If your monthly cash flow can’t comfortably absorb $2K/mo of ad spend on top of the creative production budget (another $500 to $1K minimum to start), you should not be running Meta ads yet. The right move is to keep building organic until your business can fund the algorithm properly.

This is also why our self-optimizing funnel is built for agencies committed to at least $2K/mo on media. Below that floor we can’t promise the system will work and we don’t take the client.

Sign 4: no qualification system or call-show flow

Booking a call is not the goal. A qualified call that shows up is the goal.

I’ve watched agencies pay $100 per booked call and have a 30% show rate, which means their actual cost per call held was $333. They didn’t notice because their dashboard only showed the booked-call number.

If you don’t have a qualification flow that screens out tire-kickers before the call and a confirmation flow that actually gets bodies on the call, you’re going to scale paid traffic into a leaking pipeline.

What good qualification looks like: a booking page that asks 4-6 questions before they hit confirm, covering budget, current revenue, current ad spend, and the specific pain point they want to solve.

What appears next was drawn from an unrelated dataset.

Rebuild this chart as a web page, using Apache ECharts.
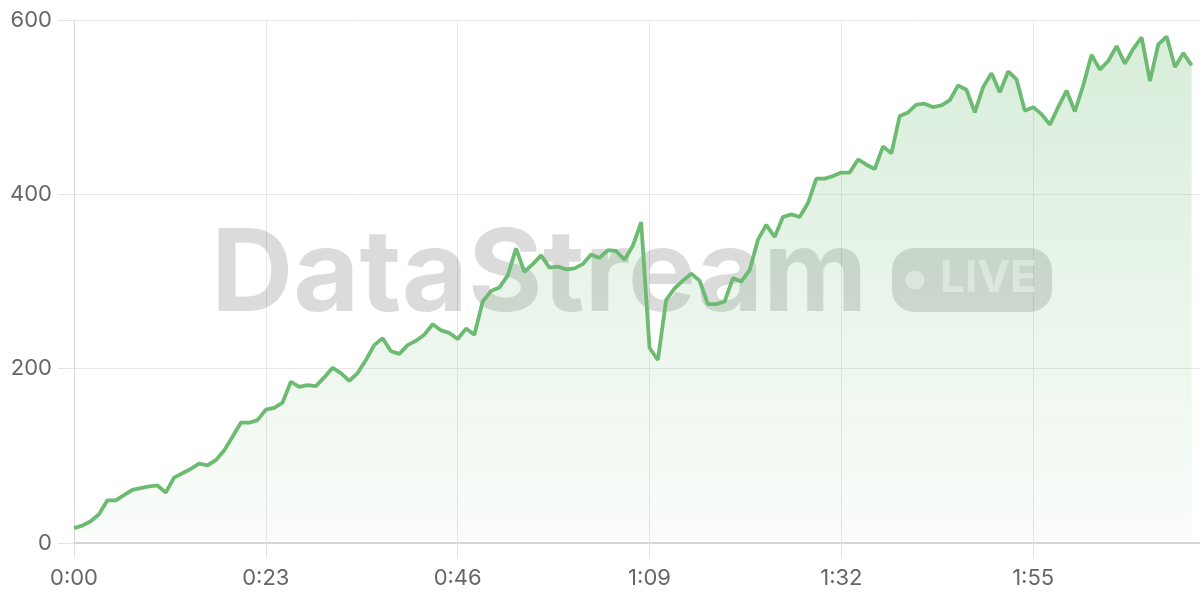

The questions filter out anyone who’s just curious or way too small to be a fit.

Then a confirmation sequence: an email, a text, and a same-day reminder before the call. We typically use a 3-touch sequence and our show rates run 70-80% versus the 30-40% you see at agencies that just send the Calendly link and pray.

Without this layer, paid ads make the leak louder and more expensive. You’re paying Meta to fill a bucket with a hole in the bottom.

Sign 5: the founder is still personally fulfilling delivery

This is the one nobody wants to hear.

If you, the agency owner, are still personally writing copy or running the ads or filming creative or onboarding clients yourself, you cannot afford to scale lead flow yet. More leads means more closed clients means more delivery time stolen from you. Within 6 weeks you’ll be drowning in fulfillment work, the ad pipeline will get neglected, your CPAs will spike because nobody’s monitoring, and the whole thing collapses.

I learned this lesson hard back when I was building the Would You Rather app. We had 5M+ downloads and #1 US App Store rankings, partly because Meta ads scaled the user acquisition. But every time we hit a new milestone the operational burden caught up. If I hadn’t already built systems and a small team to handle the load, the user growth would have outpaced our ability to support it and the app would have collapsed under its own weight.

The same is true for an agency. Before you turn on paid lead flow, you need at minimum: a documented onboarding SOP that someone other than you can execute, a fulfillment delivery flow with clear roles, and a backup contractor or hire that can step in if you get sick or busy.

If you’re a one-person agency without any of that in place, more leads is the worst thing that can happen to you right now.

Self-scoring: how many signs did you flag?

Be honest. Score yourself 1 point for each sign that applies to your agency right now.

0/5 - You’re ready. Your foundation is solid. Meta ads will scale what’s already working. This is the ideal stage to plug in a self-optimizing funnel.

1/5 - You’re nearly ready. One missing piece. Identify which sign and patch it before you start spending past $2K/mo on Meta.

2-3/5 - Pause Meta ads. Spend the next 60-90 days fixing the foundation. Running ads at this stage will mostly waste money and burn your runway.

4-5/5 - Don’t even think about Meta yet. You’ve got more upstream work than ad optimization can fix. Focus on offer, organic, and operations. Ad spend right now actively hurts your business.

Where to go from here

If you scored 0 or 1 and want to talk about what your funnel architecture should look like, book a 40-minute strategy call here. I’ll walk you through the self-optimizing funnel we use to book agencies 10-20+ qualified calls a month, completely hands-off. The last client we worked with using this system 10x’d their sales to $300K+ in 90 days.

If you scored 2 or higher, save the call slot for later. Fix the foundation first. The ads will still be there in 90 days, and they’ll work much better when they get plugged into a machine that actually converts.

Frequently asked questions

Can I run Meta ads with a $1K/mo budget?

Not effectively. Meta's algorithm needs about $2K/mo of conversion volume before it can find your audience via your creative signal. Below that threshold your CPAs swing wildly because the algorithm is starved for data. The right move at $1K/mo is to keep building organic conversion until your business can fund the algorithm properly.

What if I score 2 out of 5 on the checklist?

Pause Meta ads. Spend the next 60-90 days fixing whichever signs you flagged. Running ads while two foundation pieces are broken means you'll mostly waste money. The ads will still be there in 90 days and they'll perform much better once the upstream pieces are fixed.

Do I need a CRM before running Meta ads?

You don't necessarily need a CRM but you do need closed-loop tracking - Meta's pixel firing on landing page view, booking confirmation, and ideally a feedback signal for show-up and close status. That can run through a CRM, a spreadsheet, or a simple Zapier wiring. The point is Meta sees real conversion events, not just clicks.

How long does it take to fix the foundation?

Typically 60-90 days for most agencies. Organic conversion takes the longest - usually 4-8 weeks to land the first few inbound leads from content or outreach if you're starting cold. Tracking and qualification flows can be wired in a week. Delegation of delivery work takes 4-6 weeks to find the right contractor or hire and get them up to speed.